Ma le forze politiche e sociali, che adesso tanto si indignano, dov’erano? Se ne stavano rintanate nella zona fumistica, dove i problemi spinosi è meglio non affrontarli. Meglio lasciarli vegetare (e marcire) nell’ombra e nel silenzio.
Ora il pentolone del Paese reale, sotto la pressione degli impoverimenti e delle precarizzazioni, dà evidenti segnali di essere sul punto di esplodere.
In perfetto sincronismo compaiono le pistole fumanti dei killer. Anche se – ancora una volta – la natura di quei killer resta avvolta nell’ambiguità: riparte l’abituale “pista anarchica” (gli autori di sconnessi manifesti rivendicativi tendenti al puerile), si sussurra di strani regolamenti di conti… Quanto appare certo è che la rabbia montante per la dissipazione di futuro, che colpisce un numero spaventosamente in crescita di italiani, va creando un ambiente favorevole per qualsivoglia follia. Un tempo si diceva: la risaia dove può sguazzare qualunque pesce. Anche assassino.
Ma tale esito era poi così imprevedibile?

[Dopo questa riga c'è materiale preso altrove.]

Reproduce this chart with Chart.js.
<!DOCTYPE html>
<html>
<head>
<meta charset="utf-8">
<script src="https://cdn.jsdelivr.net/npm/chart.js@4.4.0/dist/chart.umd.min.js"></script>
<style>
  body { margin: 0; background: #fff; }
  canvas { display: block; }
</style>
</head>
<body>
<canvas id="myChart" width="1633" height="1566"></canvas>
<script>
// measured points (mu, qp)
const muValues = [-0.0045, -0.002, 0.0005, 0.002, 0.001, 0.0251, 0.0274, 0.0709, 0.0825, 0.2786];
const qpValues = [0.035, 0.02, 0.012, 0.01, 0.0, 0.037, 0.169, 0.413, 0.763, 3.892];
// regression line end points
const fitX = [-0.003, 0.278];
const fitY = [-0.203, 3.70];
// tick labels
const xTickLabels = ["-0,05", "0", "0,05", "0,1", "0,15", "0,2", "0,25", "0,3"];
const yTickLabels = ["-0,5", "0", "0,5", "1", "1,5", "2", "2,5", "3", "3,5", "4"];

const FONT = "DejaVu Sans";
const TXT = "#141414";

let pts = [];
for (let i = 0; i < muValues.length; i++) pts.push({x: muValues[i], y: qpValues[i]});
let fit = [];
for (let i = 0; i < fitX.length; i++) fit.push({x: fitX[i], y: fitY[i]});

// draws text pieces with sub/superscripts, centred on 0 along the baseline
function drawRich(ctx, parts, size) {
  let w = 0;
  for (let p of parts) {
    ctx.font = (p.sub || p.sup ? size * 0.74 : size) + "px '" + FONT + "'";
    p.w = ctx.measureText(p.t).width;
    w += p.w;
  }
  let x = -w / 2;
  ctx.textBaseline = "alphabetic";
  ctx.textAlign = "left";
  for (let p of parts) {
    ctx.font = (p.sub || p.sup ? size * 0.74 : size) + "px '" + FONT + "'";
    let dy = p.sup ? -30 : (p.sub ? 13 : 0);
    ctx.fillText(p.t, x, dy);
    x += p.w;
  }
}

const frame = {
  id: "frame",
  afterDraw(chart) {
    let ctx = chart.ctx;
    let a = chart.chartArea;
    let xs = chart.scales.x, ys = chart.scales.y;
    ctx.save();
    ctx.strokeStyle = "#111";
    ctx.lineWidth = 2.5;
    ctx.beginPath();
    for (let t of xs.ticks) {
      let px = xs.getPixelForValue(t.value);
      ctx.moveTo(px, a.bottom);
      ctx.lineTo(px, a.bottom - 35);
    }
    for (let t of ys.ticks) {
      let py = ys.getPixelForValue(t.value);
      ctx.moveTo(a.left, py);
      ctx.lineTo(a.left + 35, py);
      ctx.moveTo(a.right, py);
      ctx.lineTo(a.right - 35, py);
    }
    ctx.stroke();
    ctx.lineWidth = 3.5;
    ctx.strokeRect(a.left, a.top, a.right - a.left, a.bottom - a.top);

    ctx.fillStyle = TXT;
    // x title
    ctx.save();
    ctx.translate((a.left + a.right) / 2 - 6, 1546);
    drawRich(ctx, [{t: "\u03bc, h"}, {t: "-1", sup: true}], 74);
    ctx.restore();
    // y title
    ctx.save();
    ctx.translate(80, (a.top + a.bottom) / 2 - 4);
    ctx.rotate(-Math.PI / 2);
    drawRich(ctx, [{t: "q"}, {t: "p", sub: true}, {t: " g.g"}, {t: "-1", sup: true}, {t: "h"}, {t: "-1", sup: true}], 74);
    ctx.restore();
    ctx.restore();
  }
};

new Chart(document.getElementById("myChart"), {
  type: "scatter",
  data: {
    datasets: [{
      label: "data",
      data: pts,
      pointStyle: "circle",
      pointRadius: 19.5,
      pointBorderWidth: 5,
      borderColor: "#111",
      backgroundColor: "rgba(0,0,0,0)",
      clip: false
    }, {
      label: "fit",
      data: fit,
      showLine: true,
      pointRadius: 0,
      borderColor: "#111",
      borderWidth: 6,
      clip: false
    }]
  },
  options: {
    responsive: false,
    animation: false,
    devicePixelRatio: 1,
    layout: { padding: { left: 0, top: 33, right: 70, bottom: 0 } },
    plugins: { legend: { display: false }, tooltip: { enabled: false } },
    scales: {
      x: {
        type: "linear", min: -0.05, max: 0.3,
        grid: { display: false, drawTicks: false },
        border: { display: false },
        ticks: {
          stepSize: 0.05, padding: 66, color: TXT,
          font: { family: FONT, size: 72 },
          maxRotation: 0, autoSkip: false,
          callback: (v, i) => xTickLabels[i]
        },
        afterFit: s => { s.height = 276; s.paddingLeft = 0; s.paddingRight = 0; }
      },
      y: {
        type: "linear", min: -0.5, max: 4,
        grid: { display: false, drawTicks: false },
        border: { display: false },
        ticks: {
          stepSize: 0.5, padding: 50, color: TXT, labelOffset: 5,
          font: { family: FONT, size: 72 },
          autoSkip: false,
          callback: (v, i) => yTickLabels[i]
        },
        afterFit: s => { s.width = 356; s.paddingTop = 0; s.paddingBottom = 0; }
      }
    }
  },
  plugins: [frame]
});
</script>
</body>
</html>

L’indignazione è, prima che legittima, doverosa. Di converso, è accettabile che se ne facciano portavoce coloro i quali dovevano muoversi per tempo? La sedicente “classe dirigente” che ora teatralizza il proprio sdegno per deviare lo sguardo collettivo dalla vera matrice di tanto dolore, sua precisa responsabilità: l’aver disinnescato l’unico strumento utilizzabile per evitare di doversi ridurre alla miserrima conta di morti, feriti, licenziati. E questo strumento si chiama “politica” (il governo dei punti di crisi facendosene carico, anticipandoli). Ciò che i politicanti (non meno dei loro interlocutori/partner nelle rappresentanze sociali e nell’informazione mediatica pompieristica) hanno ridotto a chiacchiera sul vacuo e a comparsate cerimoniali.
Se si continua così saremo costretti a programmare ancora molte altre marce democratiche e unitarie fuori tempo massimo.